What is being asked:
Copy out the listing that follows exactly, dropping every picture.

-- start of Available data --

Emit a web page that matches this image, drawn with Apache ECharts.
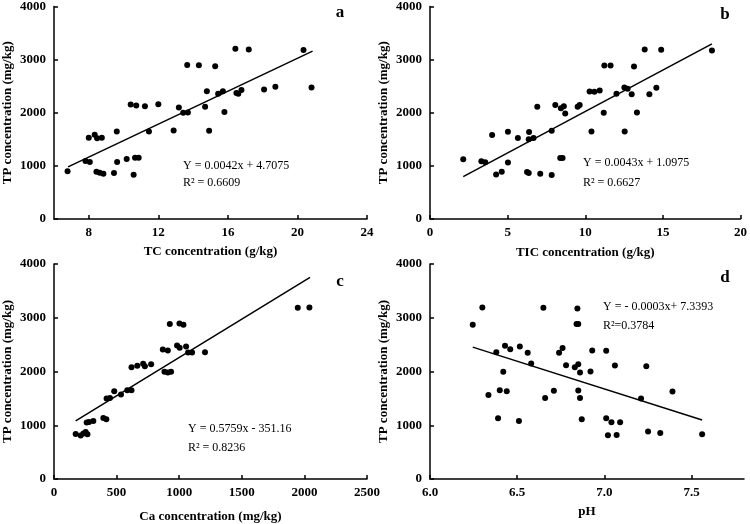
<!DOCTYPE html>
<html>
<head>
<meta charset="utf-8">
<script src="https://cdn.jsdelivr.net/npm/echarts@6/dist/echarts.min.js"></script>
<style>html,body{margin:0;padding:0;background:#fff}#c{width:750px;height:524px}</style>
</head>
<body>
<div id="c"></div>
<script>
// ---- Panel a: TC vs TP ----
const tcA = [6.78,7.81,8.06,8.0,8.34,8.48,8.75,8.44,8.63,8.84,9.45,9.63,9.61,10.18,10.58,10.66,10.87,10.41,10.73,11.23,11.46,12.0,12.88,13.18,13.43,13.70,13.66,14.33,14.69,14.79,14.92,15.27,15.44,15.71,15.80,16.43,16.49,16.60,16.78,17.20,18.08,18.73,20.35,20.81];
const tpA = [901,1093,1074,1531,1586,1519,1531,889,870,852,864,1074,1648,1130,833,1154,1154,2154,2136,2123,1648,2160,1667,2099,2000,2006,2901,2895,2111,2407,1660,2877,2358,2407,2012,3204,2370,2358,2426,3191,2438,2488,3179,2475];
const fitA = [[6.81, 981], [20.87, 3160]];
// ---- Panel b: TIC vs TP ----
const ticB = [2.14,3.31,3.56,4.0,4.26,4.62,5.02,5.02,5.66,6.25,6.36,6.38,6.36,6.67,6.91,7.10,7.84,7.84,8.07,8.39,8.54,8.43,8.62,8.71,9.51,9.64,10.28,10.40,10.59,10.93,11.19,11.23,11.63,12.01,12.52,12.54,12.73,12.99,13.14,13.33,13.83,14.13,14.58,14.89,18.16];
const tpB = [1123,1086,1068,1580,840,889,1642,1062,1525,883,864,1636,1500,1525,2111,852,1660,827,2148,1148,1148,2086,2123,1988,2111,2148,2401,1648,2395,2420,2000,2889,2889,2358,2475,1648,2451,2346,2870,2006,3191,2346,2469,3185,3173];
const fitB = [[2.14, 796], [18.16, 3296]];
// ---- Panel c: Ca vs TP ----
const caC = [173,213,235,253,267,261,280,314,394,418,420,447,481,535,585,619,619,665,712,726,776,869,909,882,909,935,925,1002,1034,983,1004,1055,1071,1103,1206,1947,2040];
const tpC = [839,807,845,876,832,1050,1062,1081,1137,1112,1497,1509,1634,1571,1652,1652,2081,2106,2143,2099,2137,2410,2391,1994,1981,1994,2882,2894,2870,2484,2441,2466,2354,2354,2360,3186,3193];
const fitC = [[173, 1081], [2045, 3752]];
// ---- Panel d: pH vs TP ----
const phD = [6.245,6.30,6.335,6.38,6.39,6.40,6.42,6.43,6.44,6.46,6.51,6.515,6.56,6.58,6.65,6.66,6.71,6.74,6.76,6.78,6.83,6.845,6.84,6.85,6.85,6.85,6.86,6.86,6.87,6.92,6.93,7.01,7.01,7.02,7.04,7.06,7.07,7.09,7.21,7.24,7.25,7.32,7.39,7.56];
const tpD = [2870,3193,1565,2360,1130,1652,1994,2478,1634,2416,1081,2466,2348,2149,3186,1509,1640,2348,2435,2118,2081,3174,2882,2882,2137,1646,1981,1509,1112,2000,2391,2385,1130,814,1056,2112,820,1056,1497,2099,882,857,1627,832];
const fitD = [[6.245, 2453], [7.56, 1099]];

// ---- tick labels ----
const xTicksA = [8, 12, 16, 20, 24];
const xTicksB = [0, 5, 10, 15, 20];
const xTicksC = [0, 500, 1000, 1500, 2000, 2500];
const xTicksD = [6.0, 6.5, 7.0, 7.5];
const yTicks = [0, 1000, 2000, 3000, 4000];

const xNames = ['TC concentration (g/kg)', 'TIC concentration (g/kg)', 'Ca concentration (mg/kg)', 'pH'];
const yName = 'TP concentration (mg/kg)';
const panelLetters = ['a', 'b', 'c', 'd'];
const equations = ['Y = 0.0042x + 4.7075', 'Y = 0.0043x + 1.0975', 'Y = 0.5759x - 351.16', 'Y = - 0.0003x+ 7.3393'];
const r2Texts = ['R\u00b2 = 0.6609', 'R\u00b2 = 0.6627', 'R\u00b2 = 0.8236', 'R\u00b2=0.3784'];

const FONT = "'Liberation Serif', 'Times New Roman', serif";
const pair = (xs, ys) => xs.map((v, i) => [v, ys[i]]);

const grids = [
  {left: 54, top: 5, width: 313, height: 214},
  {left: 430, top: 5, width: 313.5, height: 214},
  {left: 54, top: 264, width: 313, height: 215},
  {left: 430, top: 264, width: 314, height: 215}
];
const xRanges = [
  {min: 6, max: 24, ticks: xTicksA, nameGap: 26, dec: 0},
  {min: 0, max: 20, ticks: xTicksB, nameGap: 27, dec: 0},
  {min: 0, max: 2500, ticks: xTicksC, nameGap: 31, dec: 0},
  {min: 6, max: 7.8, ticks: xTicksD, nameGap: 26, dec: 1}
];
const labelStyle = {color: '#000', fontFamily: FONT, fontWeight: 'bold', fontSize: 13};
const mkAxis = (extra, ticks, dec, margin) => Object.assign({
  type: 'value',
  axisLine: {show: true, onZero: false, lineStyle: {color: '#000', width: 1.5}},
  axisTick: {show: true, inside: true, length: 4, customValues: ticks, lineStyle: {color: '#000', width: 1.5}},
  splitLine: {show: false},
  axisLabel: Object.assign({}, labelStyle, {margin: margin, customValues: ticks,
    formatter: v => Number(v).toFixed(dec)}),
  nameTextStyle: Object.assign({}, labelStyle)
}, extra);

const xAxes = xRanges.map((r, i) => mkAxis({
  gridIndex: i, min: r.min, max: r.max,
  name: xNames[i], nameLocation: 'middle', nameGap: r.nameGap
}, r.ticks, r.dec, 7));
const yAxes = [0, 1, 2, 3].map(i => mkAxis({
  gridIndex: i, min: 0, max: 4000,
  name: yName, nameLocation: 'middle', nameGap: 40, nameRotate: 90
}, yTicks, 0, 8));

const scatterData = [pair(tcA, tpA), pair(ticB, tpB), pair(caC, tpC), pair(phD, tpD)];
const fits = [fitA, fitB, fitC, fitD];
const series = [];
scatterData.forEach((d, i) => {
  series.push({type: 'scatter', xAxisIndex: i, yAxisIndex: i, data: d, symbol: 'circle', symbolSize: 6,
    itemStyle: {color: '#000', opacity: 1}, silent: true, z: 3});
  series.push({type: 'line', xAxisIndex: i, yAxisIndex: i, data: fits[i], showSymbol: false, symbol: 'none',
    lineStyle: {color: '#000', width: 1.5}, silent: true, z: 2});
});

const letterPos = [[340, 13], [725, 15], [340, 282], [725, 278]];
const eqPos = [[183, 166, 183], [583, 163, 183], [188, 429, 448], [603, 307, 326]];
const graphic = [];
panelLetters.forEach((t, i) => {
  graphic.push({type: 'text', x: letterPos[i][0], y: letterPos[i][1],
    style: {text: t, font: "bold 17px " + FONT, fill: '#000', align: 'center', verticalAlign: 'middle'}});
  graphic.push({type: 'text', x: eqPos[i][0], y: eqPos[i][1],
    style: {text: equations[i], font: "12px " + FONT, fill: '#000', align: 'left', verticalAlign: 'middle'}});
  graphic.push({type: 'text', x: eqPos[i][0], y: eqPos[i][2],
    style: {text: r2Texts[i], font: "12px " + FONT, fill: '#000', align: 'left', verticalAlign: 'middle'}});
});

const chart = echarts.init(document.getElementById('c'), null, {renderer: 'canvas'});
chart.setOption({
  backgroundColor: '#fff',
  animation: false,
  grid: grids.map(g => Object.assign({containLabel: false}, g)),
  xAxis: xAxes,
  yAxis: yAxes,
  series: series,
  graphic: graphic
});
</script>
</body>
</html>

-- end of Available data --

Written solution:
Emit a web page that matches this image, drawn with Apache ECharts.
<!DOCTYPE html>
<html>
<head>
<meta charset="utf-8">
<script src="https://cdn.jsdelivr.net/npm/echarts@6/dist/echarts.min.js"></script>
<style>html,body{margin:0;padding:0;background:#fff}#c{width:750px;height:524px}</style>
</head>
<body>
<div id="c"></div>
<script>
// ---- Panel a: TC vs TP ----
const tcA = [6.78,7.81,8.06,8.0,8.34,8.48,8.75,8.44,8.63,8.84,9.45,9.63,9.61,10.18,10.58,10.66,10.87,10.41,10.73,11.23,11.46,12.0,12.88,13.18,13.43,13.70,13.66,14.33,14.69,14.79,14.92,15.27,15.44,15.71,15.80,16.43,16.49,16.60,16.78,17.20,18.08,18.73,20.35,20.81];
const tpA = [901,1093,1074,1531,1586,1519,1531,889,870,852,864,1074,1648,1130,833,1154,1154,2154,2136,2123,1648,2160,1667,2099,2000,2006,2901,2895,2111,2407,1660,2877,2358,2407,2012,3204,2370,2358,2426,3191,2438,2488,3179,2475];
const fitA = [[6.81, 981], [20.87, 3160]];
// ---- Panel b: TIC vs TP ----
const ticB = [2.14,3.31,3.56,4.0,4.26,4.62,5.02,5.02,5.66,6.25,6.36,6.38,6.36,6.67,6.91,7.10,7.84,7.84,8.07,8.39,8.54,8.43,8.62,8.71,9.51,9.64,10.28,10.40,10.59,10.93,11.19,11.23,11.63,12.01,12.52,12.54,12.73,12.99,13.14,13.33,13.83,14.13,14.58,14.89,18.16];
const tpB = [1123,1086,1068,1580,840,889,1642,1062,1525,883,864,1636,1500,1525,2111,852,1660,827,2148,1148,1148,2086,2123,1988,2111,2148,2401,1648,2395,2420,2000,2889,2889,2358,2475,1648,2451,2346,2870,2006,3191,2346,2469,3185,3173];
const fitB = [[2.14, 796], [18.16, 3296]];
// ---- Panel c: Ca vs TP ----
const caC = [173,213,235,253,267,261,280,314,394,418,420,447,481,535,585,619,619,665,712,726,776,869,909,882,909,935,925,1002,1034,983,1004,1055,1071,1103,1206,1947,2040];
const tpC = [839,807,845,876,832,1050,1062,1081,1137,1112,1497,1509,1634,1571,1652,1652,2081,2106,2143,2099,2137,2410,2391,1994,1981,1994,2882,2894,2870,2484,2441,2466,2354,2354,2360,3186,3193];
const fitC = [[173, 1081], [2045, 3752]];
// ---- Panel d: pH vs TP ----
const phD = [6.245,6.30,6.335,6.38,6.39,6.40,6.42,6.43,6.44,6.46,6.51,6.515,6.56,6.58,6.65,6.66,6.71,6.74,6.76,6.78,6.83,6.845,6.84,6.85,6.85,6.85,6.86,6.86,6.87,6.92,6.93,7.01,7.01,7.02,7.04,7.06,7.07,7.09,7.21,7.24,7.25,7.32,7.39,7.56];
const tpD = [2870,3193,1565,2360,1130,1652,1994,2478,1634,2416,1081,2466,2348,2149,3186,1509,1640,2348,2435,2118,2081,3174,2882,2882,2137,1646,1981,1509,1112,2000,2391,2385,1130,814,1056,2112,820,1056,1497,2099,882,857,1627,832];
const fitD = [[6.245, 2453], [7.56, 1099]];

// ---- tick labels ----
const xTicksA = [8, 12, 16, 20, 24];
const xTicksB = [0, 5, 10, 15, 20];
const xTicksC = [0, 500, 1000, 1500, 2000, 2500];
const xTicksD = [6.0, 6.5, 7.0, 7.5];
const yTicks = [0, 1000, 2000, 3000, 4000];

const xNames = ['TC concentration (g/kg)', 'TIC concentration (g/kg)', 'Ca concentration (mg/kg)', 'pH'];
const yName = 'TP concentration (mg/kg)';
const panelLetters = ['a', 'b', 'c', 'd'];
const equations = ['Y = 0.0042x + 4.7075', 'Y = 0.0043x + 1.0975', 'Y = 0.5759x - 351.16', 'Y = - 0.0003x+ 7.3393'];
const r2Texts = ['R\u00b2 = 0.6609', 'R\u00b2 = 0.6627', 'R\u00b2 = 0.8236', 'R\u00b2=0.3784'];

const FONT = "'Liberation Serif', 'Times New Roman', serif";
const pair = (xs, ys) => xs.map((v, i) => [v, ys[i]]);

const grids = [
  {left: 54, top: 5, width: 313, height: 214},
  {left: 430, top: 5, width: 313.5, height: 214},
  {left: 54, top: 264, width: 313, height: 215},
  {left: 430, top: 264, width: 314, height: 215}
];
const xRanges = [
  {min: 6, max: 24, ticks: xTicksA, nameGap: 26, dec: 0},
  {min: 0, max: 20, ticks: xTicksB, nameGap: 27, dec: 0},
  {min: 0, max: 2500, ticks: xTicksC, nameGap: 31, dec: 0},
  {min: 6, max: 7.8, ticks: xTicksD, nameGap: 26, dec: 1}
];
const labelStyle = {color: '#000', fontFamily: FONT, fontWeight: 'bold', fontSize: 13};
const mkAxis = (extra, ticks, dec, margin) => Object.assign({
  type: 'value',
  axisLine: {show: true, onZero: false, lineStyle: {color: '#000', width: 1.5}},
  axisTick: {show: true, inside: true, length: 4, customValues: ticks, lineStyle: {color: '#000', width: 1.5}},
  splitLine: {show: false},
  axisLabel: Object.assign({}, labelStyle, {margin: margin, customValues: ticks,
    formatter: v => Number(v).toFixed(dec)}),
  nameTextStyle: Object.assign({}, labelStyle)
}, extra);

const xAxes = xRanges.map((r, i) => mkAxis({
  gridIndex: i, min: r.min, max: r.max,
  name: xNames[i], nameLocation: 'middle', nameGap: r.nameGap
}, r.ticks, r.dec, 7));
const yAxes = [0, 1, 2, 3].map(i => mkAxis({
  gridIndex: i, min: 0, max: 4000,
  name: yName, nameLocation: 'middle', nameGap: 40, nameRotate: 90
}, yTicks, 0, 8));

const scatterData = [pair(tcA, tpA), pair(ticB, tpB), pair(caC, tpC), pair(phD, tpD)];
const fits = [fitA, fitB, fitC, fitD];
const series = [];
scatterData.forEach((d, i) => {
  series.push({type: 'scatter', xAxisIndex: i, yAxisIndex: i, data: d, symbol: 'circle', symbolSize: 6,
    itemStyle: {color: '#000', opacity: 1}, silent: true, z: 3});
  series.push({type: 'line', xAxisIndex: i, yAxisIndex: i, data: fits[i], showSymbol: false, symbol: 'none',
    lineStyle: {color: '#000', width: 1.5}, silent: true, z: 2});
});

const letterPos = [[340, 13], [725, 15], [340, 282], [725, 278]];
const eqPos = [[183, 166, 183], [583, 163, 183], [188, 429, 448], [603, 307, 326]];
const graphic = [];
panelLetters.forEach((t, i) => {
  graphic.push({type: 'text', x: letterPos[i][0], y: letterPos[i][1],
    style: {text: t, font: "bold 17px " + FONT, fill: '#000', align: 'center', verticalAlign: 'middle'}});
  graphic.push({type: 'text', x: eqPos[i][0], y: eqPos[i][1],
    style: {text: equations[i], font: "12px " + FONT, fill: '#000', align: 'left', verticalAlign: 'middle'}});
  graphic.push({type: 'text', x: eqPos[i][0], y: eqPos[i][2],
    style: {text: r2Texts[i], font: "12px " + FONT, fill: '#000', align: 'left', verticalAlign: 'middle'}});
});

const chart = echarts.init(document.getElementById('c'), null, {renderer: 'canvas'});
chart.setOption({
  backgroundColor: '#fff',
  animation: false,
  grid: grids.map(g => Object.assign({containLabel: false}, g)),
  xAxis: xAxes,
  yAxis: yAxes,
  series: series,
  graphic: graphic
});
</script>
</body>
</html>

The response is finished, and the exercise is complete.